Earlier this week I heard John Makinson, the Chief Executive of Penguin, speak on the future of publishing at a Financial Times conference on digital media. He was an optimist, a pleasant change at any conference for people in businesses being turned upside down by the internet and mobile technologies. There is an opportunity for publishers to sell more content of different kinds in different ways, he said, insisting that physical book would continue to be an important and profitable line of business.

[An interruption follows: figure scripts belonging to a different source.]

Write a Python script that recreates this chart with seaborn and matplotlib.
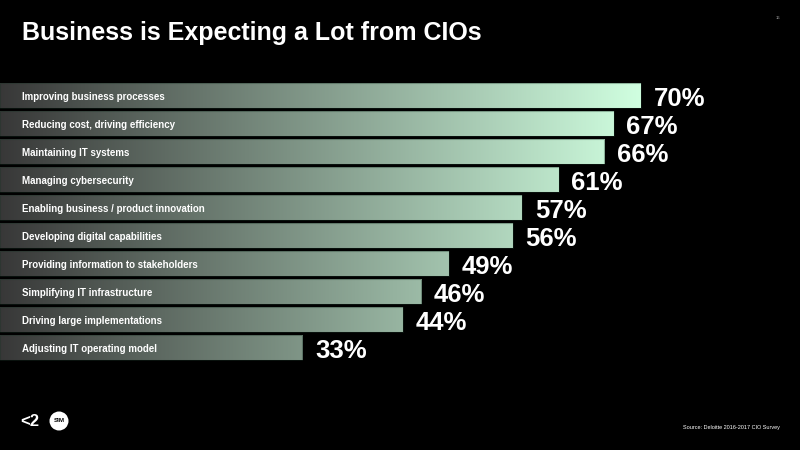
import seaborn as sns
import matplotlib.pyplot as plt
import matplotlib.colors as mcolors
from matplotlib.patches import Ellipse
import numpy as np
import pandas as pd

# Data
categories = [
    "Improving business processes",
    "Reducing cost, driving efficiency",
    "Maintaining IT systems",
    "Managing cybersecurity",
    "Enabling business / product innovation",
    "Developing digital capabilities",
    "Providing information to stakeholders",
    "Simplifying IT infrastructure",
    "Driving large implementations",
    "Adjusting IT operating model",
]
values = [70, 67, 66, 61, 57, 56, 49, 46, 44, 33]
value_labels = ["70%", "67%", "66%", "61%", "57%", "56%", "49%", "46%", "44%", "33%"]

title = "Business is Expecting a Lot from CIOs"
source = "Source: Deloitte 2016-2017 CIO Survey"

df = pd.DataFrame({"task": categories, "share": values})

sns.set_style("dark")
plt.rcParams['font.family'] = ['Liberation Sans', 'DejaVu Sans']

fig = plt.figure(figsize=(8, 4.5), dpi=100, facecolor='black')
ax = fig.add_axes([0, 1 - 361.5 / 450, 1, 280 / 450])
ax.set_facecolor('black')

sns.barplot(data=df, y="task", x="share", orient="h", ax=ax, width=0.92,
            color="#7a9a88", edgecolor='none')

xmax = 800 / 9.157
ax.set_xlim(0, xmax)
ax.set_ylim(9.5, -0.5)

# gradient fill fixed to x position
cmap = mcolors.LinearSegmentedColormap.from_list("g", ["#383838", "#d0ffe0"])
grad = np.linspace(0, 1, 256).reshape(1, -1)
for patch in ax.patches:
    patch.set_facecolor('none')
    patch.set_edgecolor((0.1, 0.2, 0.15, 0.35))
    patch.set_linewidth(0.8)
    patch.set_zorder(3)
    img = ax.imshow(grad, cmap=cmap, aspect='auto', extent=[0, 70, 9.5, -0.5],
                    zorder=2, interpolation='bilinear')
    img.set_clip_path(patch)
    ax.set_xlim(0, xmax)
    ax.set_ylim(9.5, -0.5)

for i, (cat, v, lab) in enumerate(zip(categories, values, value_labels)):
    ax.text(22 / 9.157, i + 0.06, cat, color='white', fontsize=7, fontweight='bold',
            va='center', ha='left', zorder=5)
    ax.text(v + 1.4, i + 0.12, lab, color='white', fontsize=18.5, fontweight='bold',
            va='center', ha='left', zorder=5)

ax.set_xlabel("")
ax.set_ylabel("")
ax.set_xticks([])
ax.set_yticks([])
for s in ax.spines.values():
    s.set_visible(False)

fig.text(22 / 800, 1 - 33 / 450, title, color='white', fontsize=18,
         fontweight='bold', va='center', ha='left')
fig.text(778 / 800, 1 - 18 / 450, "16", color='#aaaaaa', fontsize=3,
         va='center', ha='center')
fig.text(780 / 800, 1 - 427 / 450, source, color='white', fontsize=4,
         va='center', ha='right')

# logos
fig.text(30 / 800, 1 - 421 / 450, "<2", color='white', fontsize=12,
         fontweight='bold', va='center', ha='center')
fig.patches.append(Ellipse((59 / 800, 1 - 421 / 450), 19 / 800, 19 / 450,
                           transform=fig.transFigure, facecolor='white',
                           edgecolor='none'))
fig.text(59 / 800, 1 - 421 / 450, "SIM", color='black', fontsize=4.5,
         fontweight='bold', va='center', ha='center')

fig.savefig("out.png", dpi=100, facecolor='black')
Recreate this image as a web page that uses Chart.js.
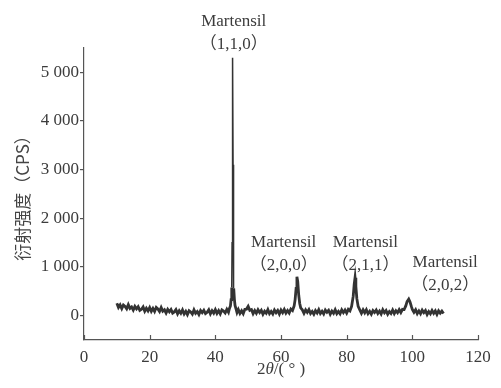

His argument was that there are three big challenges facing publishers: the threat of copyright violation, disintermediation and the challenge of finding a pricing and business model which can be sustained. On the first, he noted that piracy has long existed in publishing and while constant vigilance is needed now, it can be managed. On the second, his view is that retailers are indeed being disintermediated but publishers of appealing content are not even though they are no longer the exclusive filter between authors and audiences.
On pricing and business models, Makinson argued that publishers must go through a period of trial and error. The two challenges to be navigated are how to respond to business models which offer free content as a pathway to charging for something else, and how to respond to those who offer cheap content as a loss leader – the latter perhaps the most difficult as the cost of physical production accounts for under 10% of the cost of producing a book.
On the other hand, he said, the iPhone and iPad have made charging for e-books easier because of the psychology of paid-for apps they're creating. Asked specifically about Apple's so-called agency policy whereby publishers set the price and Apple takes a commission (in contrast to Amazon's loss-leading flat price for e-books), Makinson said wryly that Apple needed the content and should be paying publishers, but added: “We tried to argue this with Apple but not with great success.”
In sum, I took his comments to point to good news for readers, authors and Apple, bad news for retailers, and some experimentation before publishers find their own margin in the middle. We'll soon see – the iPad's launch will speed up the process.